Published On: Wed, May 16th, 2018

Hawaii volcano eruption: Relentless explosions and toxic ash set off aviation alert | World | News


Intensified explosions from the on Tuesday caused ash and volcanic smog to rise to 12,000 feet (3,657 meters) above Kilauea’s crater and floating southwest, showering cars with grey dust and prompting an “unhealthy air” advisory in the community of Pahala, 18 miles (29 km) from the summit.

Hawaii County officials have also warned of toxic gas and urged residents to leave the area as it may cause suffocation.

They said: “Severe conditions may exist such as choking and inability to breathe.

“This is a serious situation that affects the entire exposed population.”

The United States Geological Survey (USGS) have issued a red warning or increased ash emission, which means an eruption is imminent or suspected with hazardous activity.

Steve Brantley, a deputy scientist in charge at the Hawaiian Volcano Observatory (HVO), said: “We’re observing more or less continuous emission of ash now with intermittent, more energetic ash bursts or plumes.”

The observatory warned the eruption could become more violent.

“At any time, activity may become more explosive, increasing the intensity of ash production and producing ballistic projectiles near the vent,” the HVO said in a statement on the change in aviation alert level to red from orange.

Ash is not poisonous but irritates the nose, eyes and airways. It can make roads slippery and large emissions could cause the failure of electrical power lines, said USGS chemist David Damby.

The area taking the brunt of the eruption is about 25 miles (40 km) down Kilauea’s eastern flank, near the village of Pahoa.
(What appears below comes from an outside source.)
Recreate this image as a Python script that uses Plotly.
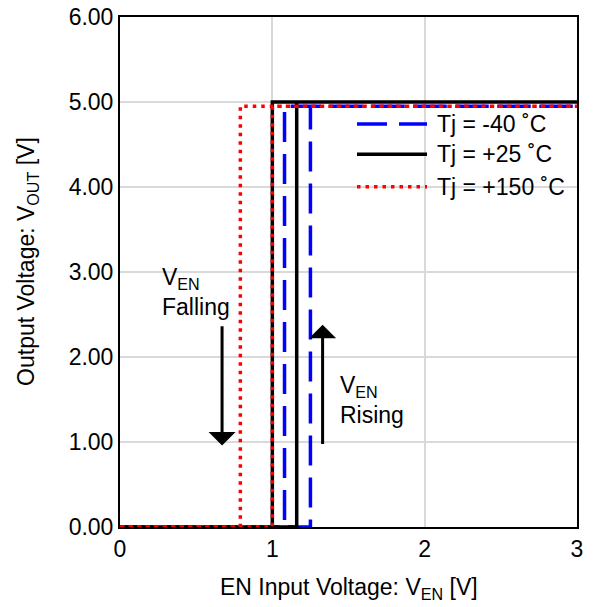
import plotly.graph_objects as go

# Hysteresis loops: x sweep up then down
names = ["Tj = -40 ˚C", "Tj = +25 ˚C", "Tj = +150 ˚C"]
x_m40 = [0, 1.25, 1.25, 3.0, 1.08, 1.08, 0]
y_m40 = [0, 0, 4.95, 4.95, 4.95, 0, 0]
x_p25 = [0, 1.16, 1.16, 3.0, 1.0, 1.0, 0]
y_p25 = [0, 0, 5.0, 5.0, 5.0, 0, 0]
x_p150 = [0, 1.0, 1.0, 3.0, 0.79, 0.79, 0]
y_p150 = [0, 0, 4.95, 4.95, 4.95, 0, 0]

xticks = [0, 1, 2, 3]
yticks = [0, 1, 2, 3, 4, 5, 6]
ytick_text = ["0.00", "1.00", "2.00", "3.00", "4.00", "5.00", "6.00"]

FONT = "Liberation Sans, Arial, sans-serif"
styles = [
    dict(color="#0000ff", width=3.5, dash="30px,12px"),
    dict(color="#000000", width=3.5),
    dict(color="#ff0000", width=3.5, dash="3.5px,5px"),
]

fig = go.Figure()
for xs, ys, nm, st in zip([x_m40, x_p25, x_p150], [y_m40, y_p25, y_p150], names, styles):
    fig.add_trace(go.Scatter(x=xs, y=ys, mode="lines", name=nm, line=st, showlegend=False))

# Manual legend (long sample lines like the reference)
leg_y = [0.790, 0.731, 0.667]
for nm, st, ly in zip(names, styles, leg_y):
    fig.add_shape(type="line", xref="paper", yref="paper", x0=0.5186, x1=0.6718, y0=ly, y1=ly,
                  line=st)
    fig.add_annotation(x=0.689, y=ly, xref="paper", yref="paper", xanchor="left", yanchor="middle",
                       text=nm, showarrow=False, font=dict(family=FONT, size=23, color="black"))

# Arrows
fig.add_annotation(x=0.67, y=0.96, ax=0.67, ay=2.38, xref="x", yref="y", axref="x", ayref="y",
                   showarrow=True, arrowhead=1, arrowsize=1.5, arrowwidth=3, arrowcolor="black", text="")
fig.add_annotation(x=1.33, y=2.38, ax=1.33, ay=0.96, xref="x", yref="y", axref="x", ayref="y",
                   showarrow=True, arrowhead=1, arrowsize=1.5, arrowwidth=3, arrowcolor="black", text="")
fig.add_annotation(x=0.263, y=2.76, xref="x", yref="y", xanchor="left", yanchor="middle",
                   text="V<sub>EN</sub><br>Falling", showarrow=False, align="left",
                   font=dict(family=FONT, size=23, color="black"))
fig.add_annotation(x=1.43, y=1.49, xref="x", yref="y", xanchor="left", yanchor="middle",
                   text="V<sub>EN</sub><br>Rising", showarrow=False, align="left",
                   font=dict(family=FONT, size=23, color="black"))

# Axis titles
fig.add_annotation(x=0.5, y=-0.12, xref="paper", yref="paper", xanchor="center", yanchor="middle",
                   text="EN Input Voltage: V<sub>EN</sub> [V]", showarrow=False,
                   font=dict(family=FONT, size=23, color="black"))
fig.add_annotation(x=-0.201, y=0.52, xref="paper", yref="paper", xanchor="center", yanchor="middle",
                   text="Output Voltage: V<sub>OUT</sub> [V]", showarrow=False, textangle=-90,
                   font=dict(family=FONT, size=23, color="black"))

fig.update_layout(
    width=600, height=607,
    margin=dict(l=120, r=23, t=17, b=80),
    paper_bgcolor="white", plot_bgcolor="white",
    font=dict(family=FONT, size=23, color="black"),
    showlegend=False,
    xaxis=dict(range=[0, 3], tickvals=xticks, ticktext=[str(v) for v in xticks],
               showgrid=True, gridcolor="#d9d9d9", gridwidth=2,
               showline=True, linecolor="black", linewidth=2, mirror=True,
               zeroline=False, ticks="", ticklen=0, automargin=False,
               ticklabeloverflow="allow", tickfont=dict(size=23)),
    yaxis=dict(range=[0, 6], tickvals=yticks, ticktext=ytick_text,
               showgrid=True, gridcolor="#d9d9d9", gridwidth=2,
               showline=True, linecolor="black", linewidth=2, mirror=True,
               zeroline=False, ticks="", ticklen=0, automargin=False,
               ticklabeloverflow="allow", tickfont=dict(size=23)),
)

fig.write_html("out.html", config={"displayModeBar": False},
               post_script="document.body.style.margin='0';")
Lava has burst from the ground to tear through housing developments and farmland, threatening one of the last exit routes from coastal areas, state Highway 132.

The latest fissure in the earth opened on Tuesday, spewing lava and toxic gases that pushed air quality into “condition red” around Lanipuna Gardens and nearby farms, causing “choking and inability to breathe,” the Hawaiian Volcano Observatory and Hawaii County Civil Defense said.

No major injuries or deaths have been reported from the eruption.

The Civil Defence said: “Be aware of the unpredictable nature of dangerous levels of SO2 gas because it can be carried far from the fissures with wind speed and direction.”

More than 2,000 people have been evacuated since the Kilauea volcano erupted on May 3, streaming lava and destroying property.

But those still in the area are having trouble protecting themselves from the gases.